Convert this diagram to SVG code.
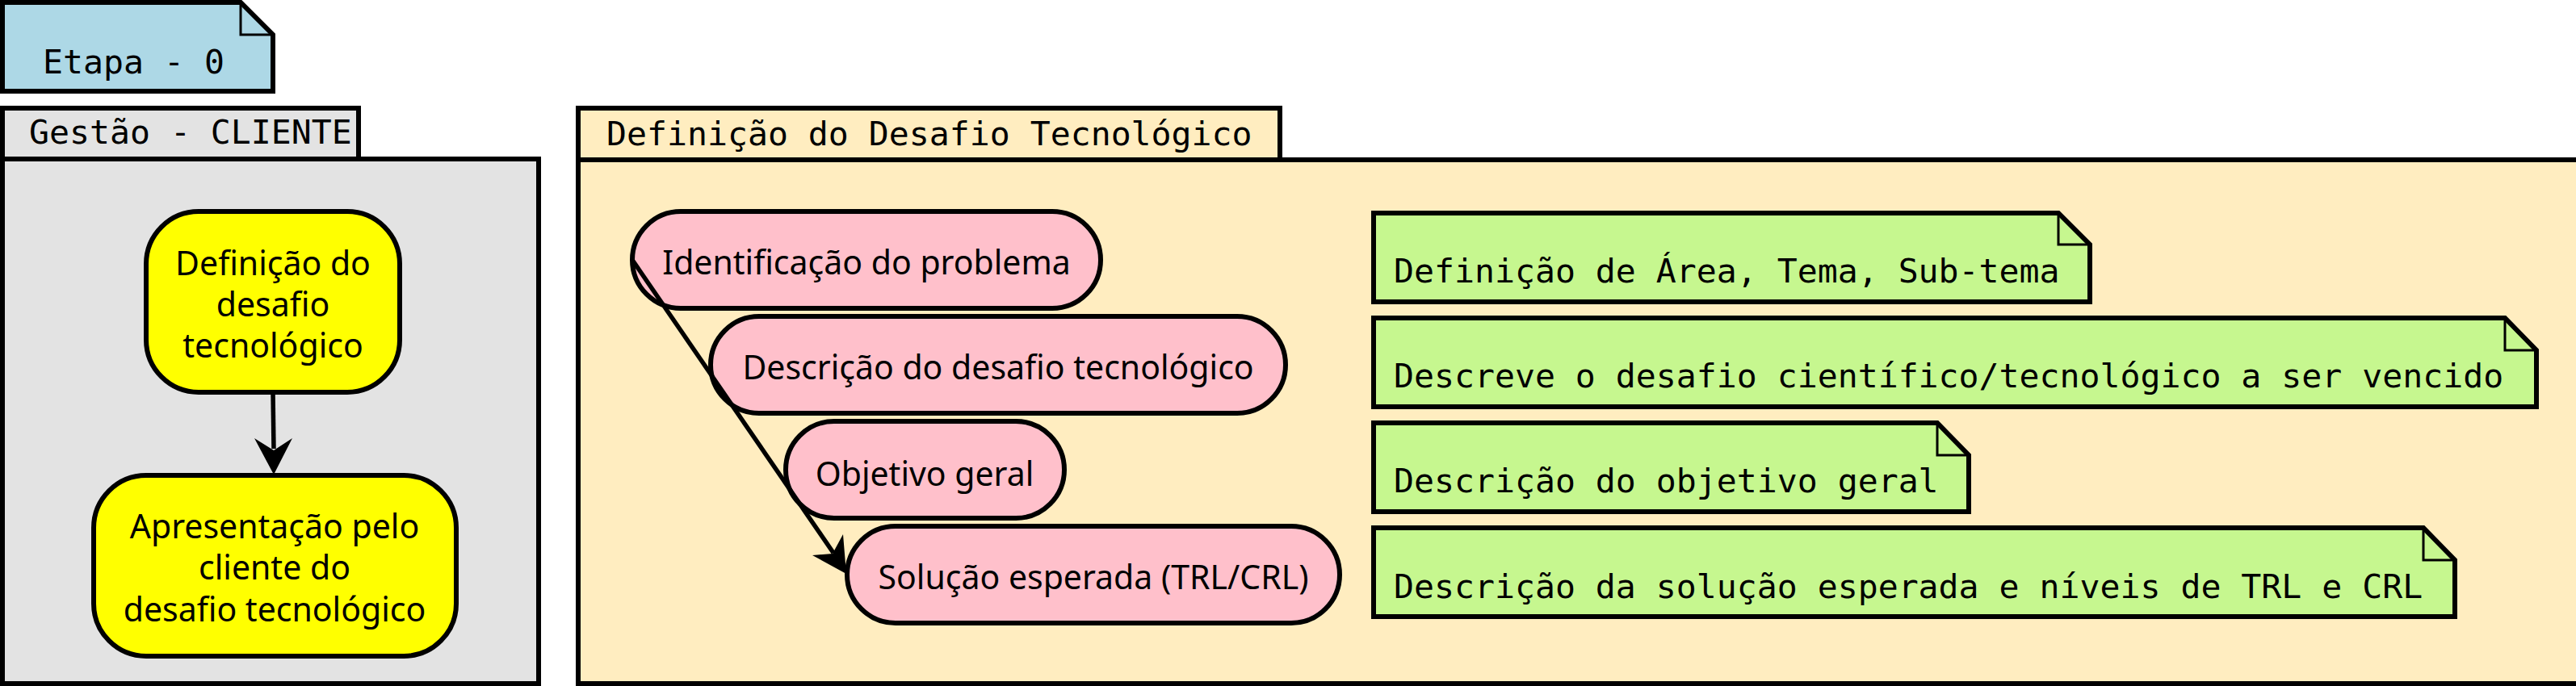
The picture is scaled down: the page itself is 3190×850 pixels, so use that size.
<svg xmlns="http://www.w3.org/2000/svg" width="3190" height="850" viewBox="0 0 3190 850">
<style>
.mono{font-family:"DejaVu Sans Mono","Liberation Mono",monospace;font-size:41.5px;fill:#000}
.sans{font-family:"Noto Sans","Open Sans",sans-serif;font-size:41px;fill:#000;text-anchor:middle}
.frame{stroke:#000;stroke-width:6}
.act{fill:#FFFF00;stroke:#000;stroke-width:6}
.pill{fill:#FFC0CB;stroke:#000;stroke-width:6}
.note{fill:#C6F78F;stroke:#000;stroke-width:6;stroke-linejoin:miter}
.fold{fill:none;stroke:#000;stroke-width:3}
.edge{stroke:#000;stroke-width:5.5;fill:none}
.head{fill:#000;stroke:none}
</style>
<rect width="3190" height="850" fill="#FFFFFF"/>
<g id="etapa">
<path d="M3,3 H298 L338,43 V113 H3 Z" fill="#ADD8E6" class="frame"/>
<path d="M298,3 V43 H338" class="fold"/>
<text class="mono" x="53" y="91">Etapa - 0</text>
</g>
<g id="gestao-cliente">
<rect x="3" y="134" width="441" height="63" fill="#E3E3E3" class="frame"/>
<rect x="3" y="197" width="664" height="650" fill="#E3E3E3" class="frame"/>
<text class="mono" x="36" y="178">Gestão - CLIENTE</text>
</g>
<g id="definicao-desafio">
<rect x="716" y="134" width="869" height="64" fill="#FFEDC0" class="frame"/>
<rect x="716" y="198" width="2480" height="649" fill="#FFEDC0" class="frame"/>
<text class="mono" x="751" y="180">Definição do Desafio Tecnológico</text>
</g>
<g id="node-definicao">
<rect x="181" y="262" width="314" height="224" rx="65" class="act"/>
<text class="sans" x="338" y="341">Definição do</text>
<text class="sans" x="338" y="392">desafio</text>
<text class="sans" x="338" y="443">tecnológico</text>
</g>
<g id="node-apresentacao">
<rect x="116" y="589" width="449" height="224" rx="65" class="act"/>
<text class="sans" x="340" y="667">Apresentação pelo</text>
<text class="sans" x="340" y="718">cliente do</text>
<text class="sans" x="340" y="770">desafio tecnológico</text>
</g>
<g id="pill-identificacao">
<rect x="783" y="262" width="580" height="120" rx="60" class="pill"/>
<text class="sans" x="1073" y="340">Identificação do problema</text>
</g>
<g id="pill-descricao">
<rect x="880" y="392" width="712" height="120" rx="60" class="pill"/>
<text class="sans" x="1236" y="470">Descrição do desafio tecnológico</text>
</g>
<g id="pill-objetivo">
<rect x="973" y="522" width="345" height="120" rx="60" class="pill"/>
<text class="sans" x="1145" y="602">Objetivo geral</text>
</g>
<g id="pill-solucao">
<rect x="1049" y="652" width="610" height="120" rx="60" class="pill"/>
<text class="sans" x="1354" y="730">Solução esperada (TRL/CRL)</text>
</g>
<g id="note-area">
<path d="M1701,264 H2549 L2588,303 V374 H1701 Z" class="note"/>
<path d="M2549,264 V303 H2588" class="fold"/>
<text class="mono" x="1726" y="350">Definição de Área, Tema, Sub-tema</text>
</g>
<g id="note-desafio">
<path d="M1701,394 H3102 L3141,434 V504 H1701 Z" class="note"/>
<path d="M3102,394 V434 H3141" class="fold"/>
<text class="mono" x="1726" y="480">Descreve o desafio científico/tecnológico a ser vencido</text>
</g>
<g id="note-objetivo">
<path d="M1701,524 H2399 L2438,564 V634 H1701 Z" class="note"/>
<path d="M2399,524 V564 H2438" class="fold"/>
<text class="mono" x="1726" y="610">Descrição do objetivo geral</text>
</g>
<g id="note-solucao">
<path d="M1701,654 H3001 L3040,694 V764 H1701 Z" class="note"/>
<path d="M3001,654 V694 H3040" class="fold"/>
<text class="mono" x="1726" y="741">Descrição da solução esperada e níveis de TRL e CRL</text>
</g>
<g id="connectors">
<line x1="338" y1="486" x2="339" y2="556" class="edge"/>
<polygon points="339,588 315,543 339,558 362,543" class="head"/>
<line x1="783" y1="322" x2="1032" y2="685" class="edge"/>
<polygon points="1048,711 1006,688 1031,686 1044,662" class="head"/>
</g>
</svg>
-*-*-
Exclude the pictures, and transcribe all of the material exactly.

:: Result of the exercise ::
Convert this diagram to SVG code.
The picture is scaled down: the page itself is 3190×850 pixels, so use that size.
<svg xmlns="http://www.w3.org/2000/svg" width="3190" height="850" viewBox="0 0 3190 850">
<style>
.mono{font-family:"DejaVu Sans Mono","Liberation Mono",monospace;font-size:41.5px;fill:#000}
.sans{font-family:"Noto Sans","Open Sans",sans-serif;font-size:41px;fill:#000;text-anchor:middle}
.frame{stroke:#000;stroke-width:6}
.act{fill:#FFFF00;stroke:#000;stroke-width:6}
.pill{fill:#FFC0CB;stroke:#000;stroke-width:6}
.note{fill:#C6F78F;stroke:#000;stroke-width:6;stroke-linejoin:miter}
.fold{fill:none;stroke:#000;stroke-width:3}
.edge{stroke:#000;stroke-width:5.5;fill:none}
.head{fill:#000;stroke:none}
</style>
<rect width="3190" height="850" fill="#FFFFFF"/>
<g id="etapa">
<path d="M3,3 H298 L338,43 V113 H3 Z" fill="#ADD8E6" class="frame"/>
<path d="M298,3 V43 H338" class="fold"/>
<text class="mono" x="53" y="91">Etapa - 0</text>
</g>
<g id="gestao-cliente">
<rect x="3" y="134" width="441" height="63" fill="#E3E3E3" class="frame"/>
<rect x="3" y="197" width="664" height="650" fill="#E3E3E3" class="frame"/>
<text class="mono" x="36" y="178">Gestão - CLIENTE</text>
</g>
<g id="definicao-desafio">
<rect x="716" y="134" width="869" height="64" fill="#FFEDC0" class="frame"/>
<rect x="716" y="198" width="2480" height="649" fill="#FFEDC0" class="frame"/>
<text class="mono" x="751" y="180">Definição do Desafio Tecnológico</text>
</g>
<g id="node-definicao">
<rect x="181" y="262" width="314" height="224" rx="65" class="act"/>
<text class="sans" x="338" y="341">Definição do</text>
<text class="sans" x="338" y="392">desafio</text>
<text class="sans" x="338" y="443">tecnológico</text>
</g>
<g id="node-apresentacao">
<rect x="116" y="589" width="449" height="224" rx="65" class="act"/>
<text class="sans" x="340" y="667">Apresentação pelo</text>
<text class="sans" x="340" y="718">cliente do</text>
<text class="sans" x="340" y="770">desafio tecnológico</text>
</g>
<g id="pill-identificacao">
<rect x="783" y="262" width="580" height="120" rx="60" class="pill"/>
<text class="sans" x="1073" y="340">Identificação do problema</text>
</g>
<g id="pill-descricao">
<rect x="880" y="392" width="712" height="120" rx="60" class="pill"/>
<text class="sans" x="1236" y="470">Descrição do desafio tecnológico</text>
</g>
<g id="pill-objetivo">
<rect x="973" y="522" width="345" height="120" rx="60" class="pill"/>
<text class="sans" x="1145" y="602">Objetivo geral</text>
</g>
<g id="pill-solucao">
<rect x="1049" y="652" width="610" height="120" rx="60" class="pill"/>
<text class="sans" x="1354" y="730">Solução esperada (TRL/CRL)</text>
</g>
<g id="note-area">
<path d="M1701,264 H2549 L2588,303 V374 H1701 Z" class="note"/>
<path d="M2549,264 V303 H2588" class="fold"/>
<text class="mono" x="1726" y="350">Definição de Área, Tema, Sub-tema</text>
</g>
<g id="note-desafio">
<path d="M1701,394 H3102 L3141,434 V504 H1701 Z" class="note"/>
<path d="M3102,394 V434 H3141" class="fold"/>
<text class="mono" x="1726" y="480">Descreve o desafio científico/tecnológico a ser vencido</text>
</g>
<g id="note-objetivo">
<path d="M1701,524 H2399 L2438,564 V634 H1701 Z" class="note"/>
<path d="M2399,524 V564 H2438" class="fold"/>
<text class="mono" x="1726" y="610">Descrição do objetivo geral</text>
</g>
<g id="note-solucao">
<path d="M1701,654 H3001 L3040,694 V764 H1701 Z" class="note"/>
<path d="M3001,654 V694 H3040" class="fold"/>
<text class="mono" x="1726" y="741">Descrição da solução esperada e níveis de TRL e CRL</text>
</g>
<g id="connectors">
<line x1="338" y1="486" x2="339" y2="556" class="edge"/>
<polygon points="339,588 315,543 339,558 362,543" class="head"/>
<line x1="783" y1="322" x2="1032" y2="685" class="edge"/>
<polygon points="1048,711 1006,688 1031,686 1044,662" class="head"/>
</g>
</svg>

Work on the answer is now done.